When that 50k buy side buffer is gone, we have had a dump of 50k, thus having had 50k in T4 as BTC would have been used to pay for that dump and cancelled each other. So with that premise of 50k dump we are broke with 50k in T4 and with 50k in DR.
We don’t even have/need to recover the collateral. The 50k dump have been saved by that collateral in form of buy side. We lost 50k of collateral, we won 50k not spended from T4.
Summarizing, if we can’t recover the collateral dumping it into the buy side, we don’t need to recover the collateral.
[quote=“ttutdxh, post:58, topic:3163, full:true”]
There is no difference having BTC in T4 as having BTC in buy side.[/quote]
There is, the T4 reserve (especially the 15% part) is supposed to be a backup reserve, thus when buy side swindles it can be balanced and T4 restocked with NSR sales.
This is true, that is why when contractor defaults there is no loss but a net profit for Nu. The only problem is that this is akin to putting our T4 reserve actively on T1 buyside. Normally we would restock T4 with NSR sale if it gets eaten by balancing with T1, in the DR there is no “loss” of funds when contractor defaults but an unexpected decline in T4 reserve.

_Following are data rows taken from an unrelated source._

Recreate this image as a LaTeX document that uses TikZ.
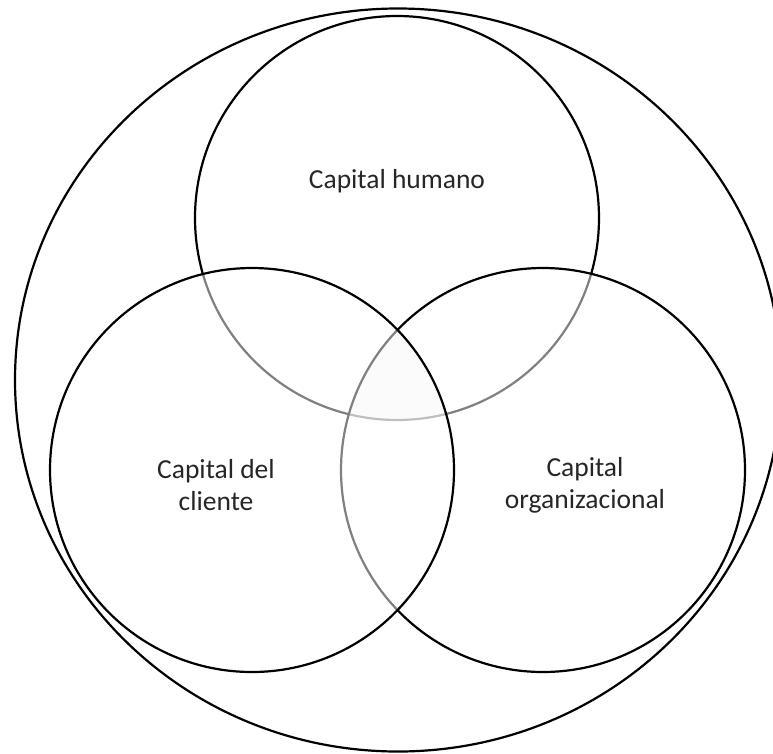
\documentclass[tikz,border=0pt]{standalone}
\usepackage{fontspec}
\setmainfont{Carlito}
\begin{document}
\begin{tikzpicture}[x=1pt,y=-1pt,
  ring/.style={draw=black,line width=2.2pt},
  veil/.style={fill=white,fill opacity=0.5},
  label/.style={align=center,font=\fontsize{27.5}{32}\selectfont,text=black!85}]
\useasboundingbox (0,0) rectangle (773,753);
\clip (0,0) rectangle (773,753);
% centres of the three capital circles
\coordinate (ch) at (397,218);
\coordinate (cc) at (252,470);
\coordinate (co) at (543,470);
% faint shading of the common core
\begin{scope}
  \clip (ch) circle (202);
  \clip (cc) circle (202);
  \fill[black!5] (co) circle (202);
\end{scope}
% outer boundary
\draw[ring] (398,380) ellipse [x radius=383,y radius=371.5];
% capital circles, later ones veil the earlier outlines
\draw[ring] (ch) circle (202);
\filldraw[ring,veil] (co) circle (202);
\filldraw[ring,veil] (cc) circle (202);
% labels
\node[label] (humano) at (397,181) {Capital humano};
\node[label] (cliente) at (216,485) {Capital del\\cliente};
\node[label] (org) at (585,485) {Capital\\organizacional};
\end{tikzpicture}
\end{document}
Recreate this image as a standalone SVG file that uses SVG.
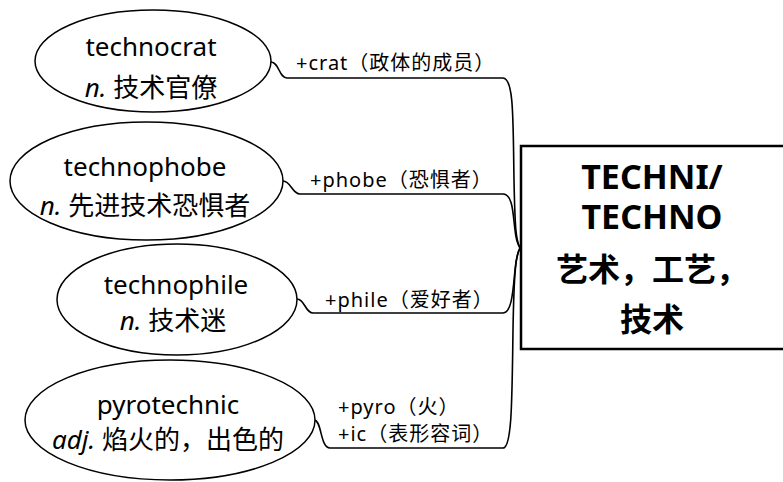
<svg xmlns="http://www.w3.org/2000/svg" width="783" height="482" viewBox="0 0 783 482">
<style>
.el{fill:#fff;stroke:#000;stroke-width:1.5}
.t{font-family:"Noto Sans","Noto Sans CJK SC",sans-serif;font-size:26px;fill:#000;text-anchor:middle}
.i{font-style:italic}
.lb{font-family:"Noto Sans","Noto Sans CJK SC",sans-serif;font-size:20px;letter-spacing:1px;fill:#000}
.c{fill:none;stroke:#000;stroke-width:1.6}
.bx{fill:#fff;stroke:#000;stroke-width:2.5}
.bt{font-family:"Noto Sans","Noto Sans CJK SC",sans-serif;font-size:34px;font-weight:bold;fill:#000;text-anchor:middle}
.bc{font-size:32px}
</style>
<rect width="783" height="482" fill="#fff"/>
<g id="connectors">
<path class="c" d="M271,62 C279,62 279,78 287,78 L503,78 C514,78 513,120 514,180 C515,230 516,240 520,248"/>
<path class="c" d="M283,181 C291,181 292,194 300,194 L503,194 C513,194 513,215 515,230 C516,240 518,245 520,248"/>
<path class="c" d="M297,299 C305,299 305,313 313,313 L503,313 C512,313 513,290 515,270 C516,258 518,252 520,248"/>
<path class="c" d="M314,420 C322,420 320,448 330,448 L503,448 C512,448 512,400 513,330 C514,270 516,255 520,248"/>
</g>
<g id="technocrat">
<ellipse class="el" cx="153" cy="61" rx="118" ry="51"/>
<text class="t" x="151" y="56">technocrat</text>
<text class="t" x="151" y="97"><tspan class="i">n.</tspan> 技术官僚</text>
</g>
<g id="technophobe">
<ellipse class="el" cx="146.5" cy="181" rx="136.5" ry="59"/>
<text class="t" x="145" y="176">technophobe</text>
<text class="t" x="145" y="215"><tspan class="i">n.</tspan> 先进技术恐惧者</text>
</g>
<g id="technophile">
<ellipse class="el" cx="177" cy="299.5" rx="120" ry="55.5"/>
<text class="t" x="176" y="294">technophile</text>
<text class="t" x="173" y="330"><tspan class="i">n.</tspan> 技术迷</text>
</g>
<g id="pyrotechnic">
<ellipse class="el" cx="170" cy="420" rx="145" ry="60"/>
<text class="t" x="168" y="414">pyrotechnic</text>
<text class="t" x="168" y="449"><tspan class="i">adj.</tspan> 焰火的，出色的</text>
</g>
<g id="labels">
<text class="lb" x="296" y="70">+crat（政体的成员）</text>
<text class="lb" x="310" y="187">+phobe（恐惧者）</text>
<text class="lb" x="325" y="307">+phile（爱好者）</text>
<text class="lb" x="338" y="414">+pyro（火）</text>
<text class="lb" x="338" y="441">+ic（表形容词）</text>
</g>
<g id="root">
<rect class="bx" x="521" y="146" width="270" height="203"/>
<text class="bt"><tspan x="652" y="189">TECHNI/</tspan><tspan x="652" y="229">TECHNO</tspan><tspan class="bc" x="652" y="281">艺术，工艺，</tspan><tspan class="bc" x="652" y="331">技术</tspan></text>
</g>
</svg>
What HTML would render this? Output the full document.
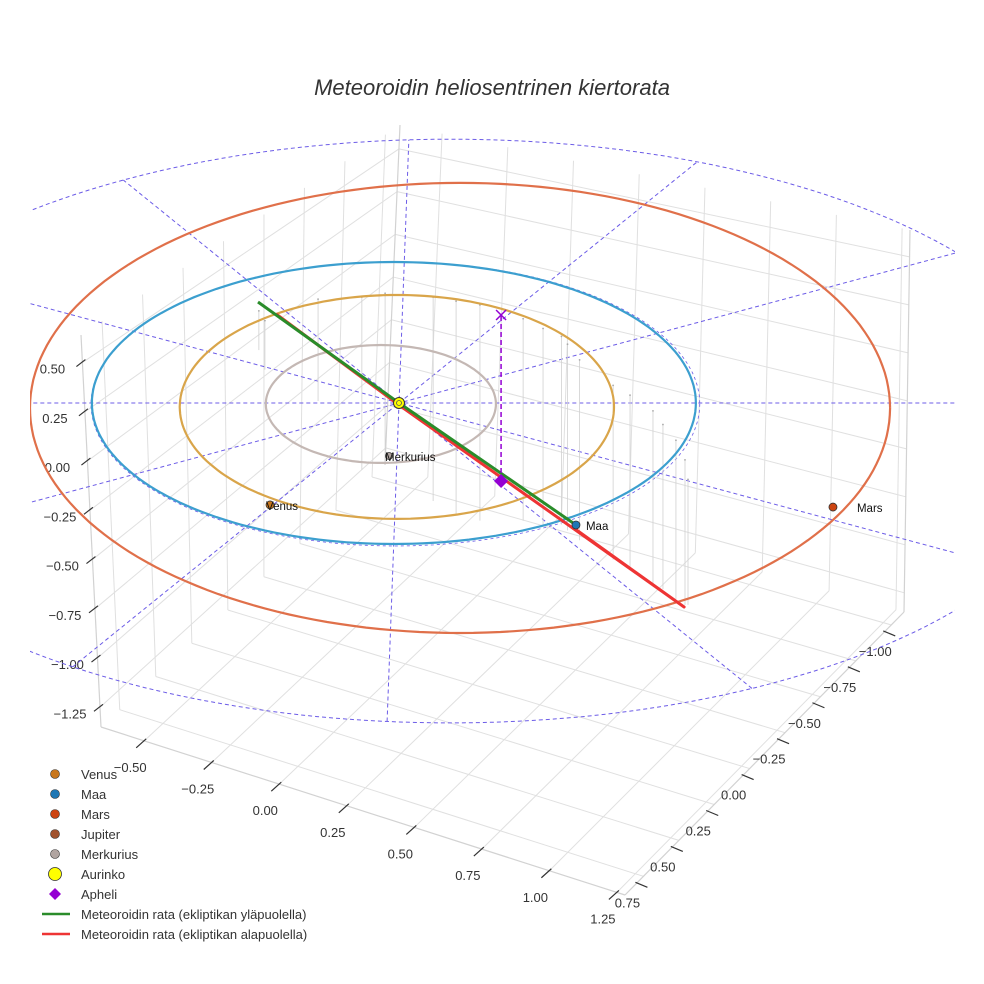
<!DOCTYPE html>
<html><head><meta charset="utf-8">
<style>
html,body{margin:0;padding:0;background:#fff;}
svg{display:block;font-family:"Liberation Sans",sans-serif;}
</style></head>
<body>
<svg id="chart" width="984" height="984" viewBox="0 0 984 984" xmlns="http://www.w3.org/2000/svg">
<defs><clipPath id="clip"><rect x="30" y="0" width="925" height="984"/></clipPath></defs>
<rect width="984" height="984" fill="#fff"/>
<text x="492" y="95" text-anchor="middle" font-size="22" font-style="italic" fill="#333">Meteoroidin heliosentrinen kiertorata</text>
<g id="box"></g>
<g id="content" clip-path="url(#clip)"></g>
<g id="legend"></g>
</svg>
<script>
// ---- axis data ----
const xTicks = [-0.5,-0.25,0,0.25,0.5,0.75,1,1.25];
const yTicks = [-1,-0.75,-0.5,-0.25,0,0.25,0.5,0.75];
const zTicks = [-1.25,-1,-0.75,-0.5,-0.25,0,0.25,0.5];
const xRange = [-0.66,1.28];
const yRange = [-1.09,0.88];
const zRange = [-1.35,0.64];
// ---- orbit data (ecliptic frame, AU) ----
const orbitNames = ['Merkurius','Venus','Maa','Mars'];
const orbitCx = [-0.06,-0.007,-0.017,0.202];
const orbitCy = [0.007,0.028,0,0.035];
const orbitRx = [0.381,0.719,1.0,1.424];
const orbitRy = [0.418,0.794,1.0,1.596];
const orbitColors = ['#c4b8b4','#d9a54a','#3c9fcf','#e0704a'];
// planets
const planetNames = ['Venus','Maa','Mars','Merkurius'];
const planetX = [-0.427,0.586,1.437,-0.033];
const planetY = [0.723,0.865,0.738,0.376];
const planetColors = ['#c8761c','#1f77b4','#cc4411','#b0a4a0'];
// reference grid
const refAngles = [0,30,60,91,120,150];
const refCircleCx = 0.169, refCircleCy = 0.199, refCircleRx = 2.12, refCircleRy = 2.07;
// meteoroid orbit
const aboveX = [-0.467,0,0.586];
const aboveY = [-0.716,0,0.865];
const aboveZ = [0,0,0];
const belowX = [-0.407,0,0.944,0.579];
const belowY = [-0.631,0.014,1.447,0.887];
const belowZ = [0,0,0,0];
// aphelion
const aphX = 0.338, aphY = -0.624, aphZ = -0.847;
// drop lines (x, z top, z bottom)
const dropX = [-0.464,-0.444,-0.268,-0.123,-0.046,0.113,0.189,0.268,0.411,0.477,0.538,0.558,0.598,0.709,0.765,0.841,0.874,0.917,0.947,0.957];
const dropTop = [0.47,0.42,0.53,0.54,0.56,0.54,0.52,0.5,0.43,0.38,0.34,0.30,0.22,0.09,0.04,-0.04,-0.11,-0.19,-0.29,-0.39];
const dropBot = [0.27,0.17,0.01,-0.34,-0.3,-0.5,-0.57,-0.6,-0.6,-0.62,-0.62,-0.65,-0.7,-0.8,-0.85,-0.93,-0.95,-1.0,-1.03,-1.03];

const NS='http://www.w3.org/2000/svg';
function mk(tag,attrs,parent){const e=document.createElementNS(NS,tag);for(const k in attrs)e.setAttribute(k,attrs[k]);parent.appendChild(e);return e;}
// ---- box projection ----
const FL={L:[101,727],F:[625,895],R:[904,612],B:[385,465]};
const TP={L:[81,335],F:[591,440],R:[910,230],B:[400,125]};
function bil(c,a,b){
  const p00=c.B,p10=c.R,p01=c.L,p11=c.F;
  return [0,1].map(i=>(1-a)*(1-b)*p00[i]+a*(1-b)*p10[i]+(1-a)*b*p01[i]+a*b*p11[i]);}
function boxP(x,y,z){const a=(x-xRange[0])/(xRange[1]-xRange[0]),b=(y-yRange[0])/(yRange[1]-yRange[0]),c=(z-zRange[0])/(zRange[1]-zRange[0]);
  const f=bil(FL,a,b),t=bil(TP,a,b);return [f[0]+(t[0]-f[0])*c,f[1]+(t[1]-f[1])*c];}
const box=document.getElementById('box');
function bl(p,q,col,w){const l=mk('line',{x1:p[0],y1:p[1],x2:q[0],y2:q[1],stroke:col,'stroke-width':w},box);return l;}
const G='#e0e0e0';
xTicks.forEach(x=>{let l=bl(boxP(x,yRange[0],zRange[0]),boxP(x,yRange[1],zRange[0]),G,1);


l=bl(boxP(x,yRange[0],zRange[0]),boxP(x,yRange[0],zRange[1]),G,1);

});
yTicks.forEach(y=>{let l=bl(boxP(xRange[0],y,zRange[0]),boxP(xRange[1],y,zRange[0]),G,1);


l=bl(boxP(xRange[0],y,zRange[0]),boxP(xRange[0],y,zRange[1]),G,1);

});
zTicks.forEach(z=>{let l=bl(boxP(xRange[0],yRange[0],z),boxP(xRange[0],yRange[1],z),G,1);


l=bl(boxP(xRange[0],yRange[0],z),boxP(xRange[1],yRange[0],z),G,1);

});
[[[xRange[0],yRange[1],zRange[0]],[xRange[1],yRange[1],zRange[0]]],[[xRange[1],yRange[0],zRange[0]],[xRange[1],yRange[1],zRange[0]]],
 [[xRange[0],yRange[1],zRange[0]],[xRange[0],yRange[1],zRange[1]]],[[xRange[1],yRange[0],zRange[0]],[xRange[1],yRange[0],zRange[1]]],
 [[xRange[0],yRange[0],zRange[0]],[xRange[0],yRange[0],zRange[1]]]].forEach(e=>{
 const l=bl(boxP(...e[0]),boxP(...e[1]),'#d2d2d2',1.2);
 
 });
function tickLabel(p,txt,dx,dy,t1,t2,name){
 const l=mk('line',{x1:p[0]+t1[0],y1:p[1]+t1[1],x2:p[0]+t2[0],y2:p[1]+t2[1],stroke:'#333','stroke-width':1.2},box);
 
 
 const t=mk('text',{x:p[0]+dx,y:p[1]+dy,'text-anchor':'middle','font-size':13,fill:'#333'},box);
 
 
 t.textContent=txt;}
function fmt(v){return (v<0?'\u2212':'')+Math.abs(v).toFixed(2);}
xTicks.forEach(x=>tickLabel(boxP(x,yRange[1],zRange[0]),fmt(x),-14,31,[2,-2],[-8,7],'x-axis'));
yTicks.forEach(y=>tickLabel(boxP(xRange[1],y,zRange[0]),fmt(y),-16,31,[-8,6],[4,11],'y-axis'));
zTicks.forEach(z=>tickLabel(boxP(xRange[0],yRange[1],z),fmt(z),-30,11,[-6,4],[3,-3],'z-axis'));

// ---- content projection ----
function P(u,v,z){return [399+302*u,403+141*v-196*z];}
const C=document.getElementById('content');
function poly(pts){return pts.map(p=>p[0].toFixed(1)+','+p[1].toFixed(1)).join(' ');}
{const pts=[];for(let i=0;i<=240;i++){const t=i/240*2*Math.PI;pts.push(P(refCircleCx+refCircleRx*Math.cos(t),refCircleCy+refCircleRy*Math.sin(t),0));}
const e=mk('polyline',{points:poly(pts),fill:'none',stroke:'#6c5ce7','stroke-width':1,'stroke-dasharray':'4,3'},C);

}
{const pts=[];for(let i=0;i<=200;i++){const t=i/200*2*Math.PI;pts.push(P(-0.012+1.008*Math.cos(t),0.006+1.008*Math.sin(t),0));}
const e=mk('polyline',{points:poly(pts),fill:'none',stroke:'#6c5ce7','stroke-width':0.8,'stroke-dasharray':'3,3'},C);

}
refAngles.forEach(a=>{const r=a*Math.PI/180,dx=Math.cos(r),dy=Math.sin(r);
 const A=(dx/refCircleRx)**2+(dy/refCircleRy)**2,Bq=-2*(dx*refCircleCx/refCircleRx**2+dy*refCircleCy/refCircleRy**2),Cq=(refCircleCx/refCircleRx)**2+(refCircleCy/refCircleRy)**2-1;
 const D=Math.sqrt(Bq*Bq-4*A*Cq),t1=(-Bq+D)/(2*A),t2=(-Bq-D)/(2*A);
 const p=P(t1*dx,t1*dy,0),q=P(t2*dx,t2*dy,0);
 const l=mk('line',{x1:p[0],y1:p[1],x2:q[0],y2:q[1],stroke:'#6c5ce7','stroke-width':1,'stroke-dasharray':'4,3'},C);
 
 });
dropX.forEach((x,i)=>{const p=P(x,0,dropTop[i]),q=P(x,0,dropBot[i]);
 const l=mk('line',{x1:p[0],y1:p[1],x2:q[0],y2:q[1],stroke:'#d0d0d0','stroke-width':0.8},C);
 
 
 const d=mk('circle',{cx:p[0],cy:p[1],r:0.9,fill:'#aaa'},C);
 
 });
orbitNames.forEach((n,k)=>{const pts=[];for(let i=0;i<=200;i++){const t=i/200*2*Math.PI;pts.push(P(orbitCx[k]+orbitRx[k]*Math.cos(t),orbitCy[k]+orbitRy[k]*Math.sin(t),0));}
 const e=mk('polyline',{points:poly(pts),fill:'none',stroke:orbitColors[k],'stroke-width':2.2},C);
 
 });
{const rp=belowX.map((x,i)=>P(x,belowY[i],belowZ[i]));
 const e=mk('polyline',{points:poly(rp),fill:'none',stroke:'#ee3434','stroke-width':3,'stroke-linejoin':'round'},C);
 
 
 const gp=aboveX.map((x,i)=>P(x,aboveY[i],aboveZ[i]));
 const g=mk('polyline',{points:poly(gp),fill:'none',stroke:'#2a8c2a','stroke-width':3},C);
 
 }
{const p=P(aphX,aphY,aphZ),q=P(aphX,aphY,0);
 const l=mk('line',{x1:p[0],y1:p[1],x2:q[0],y2:q[1],stroke:'#9400d3','stroke-width':1.5,'stroke-dasharray':'5,3'},C);
 
 
 const x=mk('path',{d:`M${q[0]-5},${q[1]-5}L${q[0]+5},${q[1]+5}M${q[0]+5},${q[1]-5}L${q[0]-5},${q[1]+5}`,stroke:'#9400d3','stroke-width':1.5},C);
 
 
 const d=mk('path',{d:`M${p[0]},${p[1]-7}L${p[0]+7},${p[1]}L${p[0]},${p[1]+7}L${p[0]-7},${p[1]}Z`,fill:'#9400d3'},C);
 
 }
planetNames.forEach((n,i)=>{const p=P(planetX[i],planetY[i],0);
 const c=mk('circle',{cx:p[0],cy:p[1],r:n==='Merkurius'?3.5:4,fill:planetColors[i],stroke:'#333','stroke-width':0.8},C);
 
 
 const off=(n==='Mars')?24:(n==='Maa'?10:-4);
 const t=mk('text',{x:p[0]+off,y:p[1]+5,'font-size':11.5,fill:'#111'},C);
 
 
 t.textContent=n;});
{const p=P(0,0,0);
 const s=mk('circle',{cx:p[0],cy:p[1],r:5.5,fill:'#ffff00',stroke:'#333','stroke-width':1},C);
 
 
 const s2=mk('circle',{cx:p[0],cy:p[1],r:2.5,fill:'none',stroke:'#555','stroke-width':0.8},C);
 
 }

const legendNames=['Venus','Maa','Mars','Jupiter','Merkurius','Aurinko','Apheli','Meteoroidin rata (ekliptikan yläpuolella)','Meteoroidin rata (ekliptikan alapuolella)'];
const legendColors=['#c8761c','#1f77b4','#cc4411','#a0522d','#b0a4a0','#ffff00','#9400d3','#2a8c2a','#ee3434'];
const Lg=document.getElementById('legend');
legendNames.forEach((n,i)=>{const y=774+i*20;
 const g=mk('g',{},Lg);
 
 
 if(i<5){mk('circle',{cx:55,cy:y,r:4.5,fill:legendColors[i],stroke:'#333','stroke-width':0.6},g);}
 else if(i===5){mk('circle',{cx:55,cy:y,r:6.5,fill:'#ffff00',stroke:'#333','stroke-width':0.8},g);}
 else if(i===6){mk('path',{d:`M55,${y-6}L61,${y}L55,${y+6}L49,${y}Z`,fill:'#9400d3'},g);}
 else{mk('line',{x1:42,y1:y,x2:70,y2:y,stroke:legendColors[i],'stroke-width':2.5},g);}
 const t=mk('text',{x:81,y:y+5,'font-size':13,fill:'#333'},g);t.textContent=n;});
</script>
</body></html>
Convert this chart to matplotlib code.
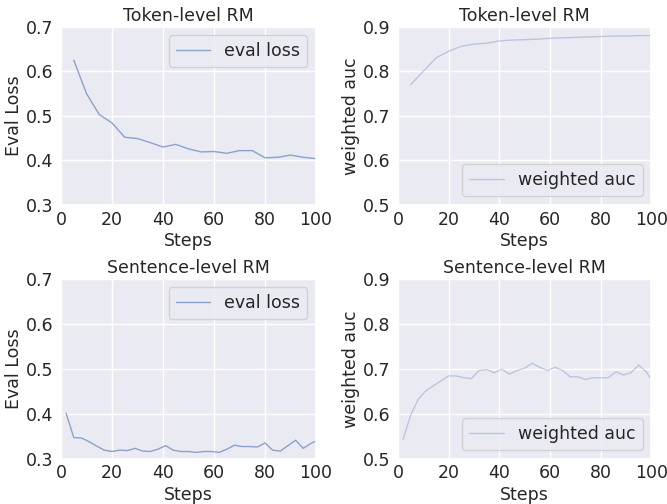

That is why it’s not suited as a true “emergency” reserve (which the 15% reserve is supposed to be).
You can’t assume that the buy side is larger by 50k for the entire duration of the contracts. It is a very long period of cash flows that you have to model. I also think that 1 NBT in the wild for 1 USD in tier 4 buy side is a bad trade unless in specific circumstances.
The entire liquidity structure has a lot of robustness to begin with (which comes at costs), to account for the unknowns and unquantified. We cut costs by finding ways to remove a few buffers at a time.
Now if you really want to cut into the 15% by this untested mechanism, you are removing more than a few blocks in a game of Jenga. Moving slowly has its own risks and costs, but I don’t think there has been analyses and modelling comprehensive enough for moving more quickly.
That is why I propose the mathematical model. That risk is true for any proposal, as simple as it may seem.
Would you support a grant for the development of that model?
@Dhume We can assume that we need to start the NSR sale when that buy side buffer is lower than the DR reserves. It is common sense. The DR reserves that now are buy side buffer are less than 15%, so T4 effectively has less than 15%
Edit: The first step when the 15% is reached would be ask DR contractors to buy from sell side, burn and proof. And if that is defaulted start with the NSR sale, as we only have the <15% buffer now.